• _SUPPLIED DATA_:
◇ ◇ ◇ ◇ ◇

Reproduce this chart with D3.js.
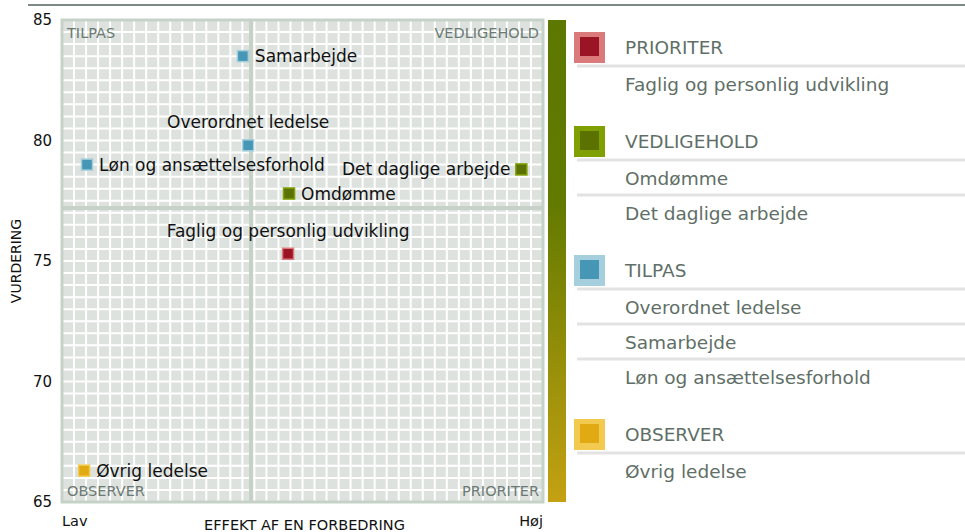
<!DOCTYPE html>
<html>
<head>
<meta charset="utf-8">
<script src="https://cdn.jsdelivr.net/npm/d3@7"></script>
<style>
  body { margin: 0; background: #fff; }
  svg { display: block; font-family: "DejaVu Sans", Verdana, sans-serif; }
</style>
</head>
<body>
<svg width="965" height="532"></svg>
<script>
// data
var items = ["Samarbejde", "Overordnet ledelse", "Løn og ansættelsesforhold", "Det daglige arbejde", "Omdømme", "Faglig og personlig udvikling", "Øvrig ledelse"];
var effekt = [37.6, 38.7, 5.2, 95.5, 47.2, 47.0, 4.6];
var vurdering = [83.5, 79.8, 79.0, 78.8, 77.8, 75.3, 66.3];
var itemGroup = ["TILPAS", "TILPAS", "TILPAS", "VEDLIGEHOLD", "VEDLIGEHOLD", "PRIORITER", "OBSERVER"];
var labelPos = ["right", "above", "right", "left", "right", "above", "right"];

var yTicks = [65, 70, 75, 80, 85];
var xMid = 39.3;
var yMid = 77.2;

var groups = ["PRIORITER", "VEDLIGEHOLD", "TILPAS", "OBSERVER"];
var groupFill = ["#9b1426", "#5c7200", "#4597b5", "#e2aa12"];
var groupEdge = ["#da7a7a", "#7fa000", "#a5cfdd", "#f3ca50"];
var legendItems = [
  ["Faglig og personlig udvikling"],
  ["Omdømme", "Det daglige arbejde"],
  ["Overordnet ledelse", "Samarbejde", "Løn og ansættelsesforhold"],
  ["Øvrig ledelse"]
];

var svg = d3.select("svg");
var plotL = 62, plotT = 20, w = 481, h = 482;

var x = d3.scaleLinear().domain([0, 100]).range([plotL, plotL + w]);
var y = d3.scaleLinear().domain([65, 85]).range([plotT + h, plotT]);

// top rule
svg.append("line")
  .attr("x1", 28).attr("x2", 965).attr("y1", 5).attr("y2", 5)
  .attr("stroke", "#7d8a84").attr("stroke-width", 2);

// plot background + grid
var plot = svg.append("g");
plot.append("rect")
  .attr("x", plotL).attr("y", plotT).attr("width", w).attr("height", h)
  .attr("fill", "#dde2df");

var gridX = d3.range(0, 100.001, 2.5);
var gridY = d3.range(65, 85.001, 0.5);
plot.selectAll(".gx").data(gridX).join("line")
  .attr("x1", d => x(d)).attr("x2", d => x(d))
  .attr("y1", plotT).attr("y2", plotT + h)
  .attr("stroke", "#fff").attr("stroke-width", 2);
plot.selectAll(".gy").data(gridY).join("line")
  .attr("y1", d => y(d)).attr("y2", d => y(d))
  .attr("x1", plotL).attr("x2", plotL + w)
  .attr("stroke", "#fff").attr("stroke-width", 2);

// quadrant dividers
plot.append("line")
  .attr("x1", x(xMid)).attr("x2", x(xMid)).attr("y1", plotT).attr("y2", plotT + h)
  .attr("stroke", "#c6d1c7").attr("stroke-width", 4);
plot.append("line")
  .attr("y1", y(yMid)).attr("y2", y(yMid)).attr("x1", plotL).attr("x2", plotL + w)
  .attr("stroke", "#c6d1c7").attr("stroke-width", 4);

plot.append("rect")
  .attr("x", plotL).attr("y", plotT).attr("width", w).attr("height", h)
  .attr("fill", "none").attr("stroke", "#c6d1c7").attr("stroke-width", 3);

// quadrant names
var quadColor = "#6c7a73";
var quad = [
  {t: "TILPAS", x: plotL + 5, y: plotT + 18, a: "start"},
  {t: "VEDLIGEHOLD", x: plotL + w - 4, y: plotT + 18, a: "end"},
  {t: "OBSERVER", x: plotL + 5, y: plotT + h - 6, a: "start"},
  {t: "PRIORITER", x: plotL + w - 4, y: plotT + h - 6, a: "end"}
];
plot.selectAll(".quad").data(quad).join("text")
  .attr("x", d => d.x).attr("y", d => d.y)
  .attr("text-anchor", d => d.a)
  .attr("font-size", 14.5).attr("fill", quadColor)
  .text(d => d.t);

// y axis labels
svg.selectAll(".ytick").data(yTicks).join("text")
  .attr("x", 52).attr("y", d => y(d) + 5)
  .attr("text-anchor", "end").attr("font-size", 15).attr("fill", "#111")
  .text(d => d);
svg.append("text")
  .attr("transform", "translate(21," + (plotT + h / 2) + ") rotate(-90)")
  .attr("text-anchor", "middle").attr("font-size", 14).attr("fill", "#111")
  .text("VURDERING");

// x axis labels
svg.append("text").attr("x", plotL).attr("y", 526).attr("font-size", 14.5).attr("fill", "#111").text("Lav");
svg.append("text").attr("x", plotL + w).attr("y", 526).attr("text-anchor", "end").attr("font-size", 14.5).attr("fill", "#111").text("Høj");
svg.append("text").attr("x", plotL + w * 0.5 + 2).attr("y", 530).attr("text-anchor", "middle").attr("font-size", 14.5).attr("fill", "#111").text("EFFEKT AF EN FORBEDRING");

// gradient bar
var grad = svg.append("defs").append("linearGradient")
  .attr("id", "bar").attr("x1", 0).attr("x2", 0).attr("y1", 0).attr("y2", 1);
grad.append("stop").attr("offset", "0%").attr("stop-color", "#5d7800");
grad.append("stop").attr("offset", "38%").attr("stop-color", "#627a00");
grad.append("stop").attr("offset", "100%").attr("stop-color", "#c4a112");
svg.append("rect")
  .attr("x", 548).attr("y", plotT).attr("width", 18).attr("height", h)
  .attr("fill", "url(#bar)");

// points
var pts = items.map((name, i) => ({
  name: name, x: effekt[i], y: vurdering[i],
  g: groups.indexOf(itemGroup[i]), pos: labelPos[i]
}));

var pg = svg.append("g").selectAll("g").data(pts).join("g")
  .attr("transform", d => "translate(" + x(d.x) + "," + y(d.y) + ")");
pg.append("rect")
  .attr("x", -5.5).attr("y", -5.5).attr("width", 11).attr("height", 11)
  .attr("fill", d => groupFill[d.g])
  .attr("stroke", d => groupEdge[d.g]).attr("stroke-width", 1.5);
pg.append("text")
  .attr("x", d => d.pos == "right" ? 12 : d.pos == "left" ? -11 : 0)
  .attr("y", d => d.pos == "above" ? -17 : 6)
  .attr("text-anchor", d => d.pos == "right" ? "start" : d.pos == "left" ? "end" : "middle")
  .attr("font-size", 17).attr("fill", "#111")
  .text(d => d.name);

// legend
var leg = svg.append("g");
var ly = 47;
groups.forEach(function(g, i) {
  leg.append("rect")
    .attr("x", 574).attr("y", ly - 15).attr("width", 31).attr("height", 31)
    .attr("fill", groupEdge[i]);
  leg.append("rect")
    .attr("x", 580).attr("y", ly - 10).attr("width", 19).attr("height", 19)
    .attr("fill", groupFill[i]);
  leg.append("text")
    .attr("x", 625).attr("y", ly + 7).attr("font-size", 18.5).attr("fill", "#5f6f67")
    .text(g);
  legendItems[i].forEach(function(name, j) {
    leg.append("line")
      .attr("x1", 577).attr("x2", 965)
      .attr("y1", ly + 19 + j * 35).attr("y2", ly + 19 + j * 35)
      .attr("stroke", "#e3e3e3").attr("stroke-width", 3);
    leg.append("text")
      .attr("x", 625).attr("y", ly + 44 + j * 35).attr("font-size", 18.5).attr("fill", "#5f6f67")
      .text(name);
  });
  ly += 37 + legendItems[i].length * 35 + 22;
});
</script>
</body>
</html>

◇ ◇ ◇ ◇ ◇

• _JOB_: Write out each line again precisely as it appears, skipping every picture.

• _EXERCISE RESULT_:
Reproduce this chart with D3.js.
<!DOCTYPE html>
<html>
<head>
<meta charset="utf-8">
<script src="https://cdn.jsdelivr.net/npm/d3@7"></script>
<style>
  body { margin: 0; background: #fff; }
  svg { display: block; font-family: "DejaVu Sans", Verdana, sans-serif; }
</style>
</head>
<body>
<svg width="965" height="532"></svg>
<script>
// data
var items = ["Samarbejde", "Overordnet ledelse", "Løn og ansættelsesforhold", "Det daglige arbejde", "Omdømme", "Faglig og personlig udvikling", "Øvrig ledelse"];
var effekt = [37.6, 38.7, 5.2, 95.5, 47.2, 47.0, 4.6];
var vurdering = [83.5, 79.8, 79.0, 78.8, 77.8, 75.3, 66.3];
var itemGroup = ["TILPAS", "TILPAS", "TILPAS", "VEDLIGEHOLD", "VEDLIGEHOLD", "PRIORITER", "OBSERVER"];
var labelPos = ["right", "above", "right", "left", "right", "above", "right"];

var yTicks = [65, 70, 75, 80, 85];
var xMid = 39.3;
var yMid = 77.2;

var groups = ["PRIORITER", "VEDLIGEHOLD", "TILPAS", "OBSERVER"];
var groupFill = ["#9b1426", "#5c7200", "#4597b5", "#e2aa12"];
var groupEdge = ["#da7a7a", "#7fa000", "#a5cfdd", "#f3ca50"];
var legendItems = [
  ["Faglig og personlig udvikling"],
  ["Omdømme", "Det daglige arbejde"],
  ["Overordnet ledelse", "Samarbejde", "Løn og ansættelsesforhold"],
  ["Øvrig ledelse"]
];

var svg = d3.select("svg");
var plotL = 62, plotT = 20, w = 481, h = 482;

var x = d3.scaleLinear().domain([0, 100]).range([plotL, plotL + w]);
var y = d3.scaleLinear().domain([65, 85]).range([plotT + h, plotT]);

// top rule
svg.append("line")
  .attr("x1", 28).attr("x2", 965).attr("y1", 5).attr("y2", 5)
  .attr("stroke", "#7d8a84").attr("stroke-width", 2);

// plot background + grid
var plot = svg.append("g");
plot.append("rect")
  .attr("x", plotL).attr("y", plotT).attr("width", w).attr("height", h)
  .attr("fill", "#dde2df");

var gridX = d3.range(0, 100.001, 2.5);
var gridY = d3.range(65, 85.001, 0.5);
plot.selectAll(".gx").data(gridX).join("line")
  .attr("x1", d => x(d)).attr("x2", d => x(d))
  .attr("y1", plotT).attr("y2", plotT + h)
  .attr("stroke", "#fff").attr("stroke-width", 2);
plot.selectAll(".gy").data(gridY).join("line")
  .attr("y1", d => y(d)).attr("y2", d => y(d))
  .attr("x1", plotL).attr("x2", plotL + w)
  .attr("stroke", "#fff").attr("stroke-width", 2);

// quadrant dividers
plot.append("line")
  .attr("x1", x(xMid)).attr("x2", x(xMid)).attr("y1", plotT).attr("y2", plotT + h)
  .attr("stroke", "#c6d1c7").attr("stroke-width", 4);
plot.append("line")
  .attr("y1", y(yMid)).attr("y2", y(yMid)).attr("x1", plotL).attr("x2", plotL + w)
  .attr("stroke", "#c6d1c7").attr("stroke-width", 4);

plot.append("rect")
  .attr("x", plotL).attr("y", plotT).attr("width", w).attr("height", h)
  .attr("fill", "none").attr("stroke", "#c6d1c7").attr("stroke-width", 3);

// quadrant names
var quadColor = "#6c7a73";
var quad = [
  {t: "TILPAS", x: plotL + 5, y: plotT + 18, a: "start"},
  {t: "VEDLIGEHOLD", x: plotL + w - 4, y: plotT + 18, a: "end"},
  {t: "OBSERVER", x: plotL + 5, y: plotT + h - 6, a: "start"},
  {t: "PRIORITER", x: plotL + w - 4, y: plotT + h - 6, a: "end"}
];
plot.selectAll(".quad").data(quad).join("text")
  .attr("x", d => d.x).attr("y", d => d.y)
  .attr("text-anchor", d => d.a)
  .attr("font-size", 14.5).attr("fill", quadColor)
  .text(d => d.t);

// y axis labels
svg.selectAll(".ytick").data(yTicks).join("text")
  .attr("x", 52).attr("y", d => y(d) + 5)
  .attr("text-anchor", "end").attr("font-size", 15).attr("fill", "#111")
  .text(d => d);
svg.append("text")
  .attr("transform", "translate(21," + (plotT + h / 2) + ") rotate(-90)")
  .attr("text-anchor", "middle").attr("font-size", 14).attr("fill", "#111")
  .text("VURDERING");

// x axis labels
svg.append("text").attr("x", plotL).attr("y", 526).attr("font-size", 14.5).attr("fill", "#111").text("Lav");
svg.append("text").attr("x", plotL + w).attr("y", 526).attr("text-anchor", "end").attr("font-size", 14.5).attr("fill", "#111").text("Høj");
svg.append("text").attr("x", plotL + w * 0.5 + 2).attr("y", 530).attr("text-anchor", "middle").attr("font-size", 14.5).attr("fill", "#111").text("EFFEKT AF EN FORBEDRING");

// gradient bar
var grad = svg.append("defs").append("linearGradient")
  .attr("id", "bar").attr("x1", 0).attr("x2", 0).attr("y1", 0).attr("y2", 1);
grad.append("stop").attr("offset", "0%").attr("stop-color", "#5d7800");
grad.append("stop").attr("offset", "38%").attr("stop-color", "#627a00");
grad.append("stop").attr("offset", "100%").attr("stop-color", "#c4a112");
svg.append("rect")
  .attr("x", 548).attr("y", plotT).attr("width", 18).attr("height", h)
  .attr("fill", "url(#bar)");

// points
var pts = items.map((name, i) => ({
  name: name, x: effekt[i], y: vurdering[i],
  g: groups.indexOf(itemGroup[i]), pos: labelPos[i]
}));

var pg = svg.append("g").selectAll("g").data(pts).join("g")
  .attr("transform", d => "translate(" + x(d.x) + "," + y(d.y) + ")");
pg.append("rect")
  .attr("x", -5.5).attr("y", -5.5).attr("width", 11).attr("height", 11)
  .attr("fill", d => groupFill[d.g])
  .attr("stroke", d => groupEdge[d.g]).attr("stroke-width", 1.5);
pg.append("text")
  .attr("x", d => d.pos == "right" ? 12 : d.pos == "left" ? -11 : 0)
  .attr("y", d => d.pos == "above" ? -17 : 6)
  .attr("text-anchor", d => d.pos == "right" ? "start" : d.pos == "left" ? "end" : "middle")
  .attr("font-size", 17).attr("fill", "#111")
  .text(d => d.name);

// legend
var leg = svg.append("g");
var ly = 47;
groups.forEach(function(g, i) {
  leg.append("rect")
    .attr("x", 574).attr("y", ly - 15).attr("width", 31).attr("height", 31)
    .attr("fill", groupEdge[i]);
  leg.append("rect")
    .attr("x", 580).attr("y", ly - 10).attr("width", 19).attr("height", 19)
    .attr("fill", groupFill[i]);
  leg.append("text")
    .attr("x", 625).attr("y", ly + 7).attr("font-size", 18.5).attr("fill", "#5f6f67")
    .text(g);
  legendItems[i].forEach(function(name, j) {
    leg.append("line")
      .attr("x1", 577).attr("x2", 965)
      .attr("y1", ly + 19 + j * 35).attr("y2", ly + 19 + j * 35)
      .attr("stroke", "#e3e3e3").attr("stroke-width", 3);
    leg.append("text")
      .attr("x", 625).attr("y", ly + 44 + j * 35).attr("font-size", 18.5).attr("fill", "#5f6f67")
      .text(name);
  });
  ly += 37 + legendItems[i].length * 35 + 22;
});
</script>
</body>
</html>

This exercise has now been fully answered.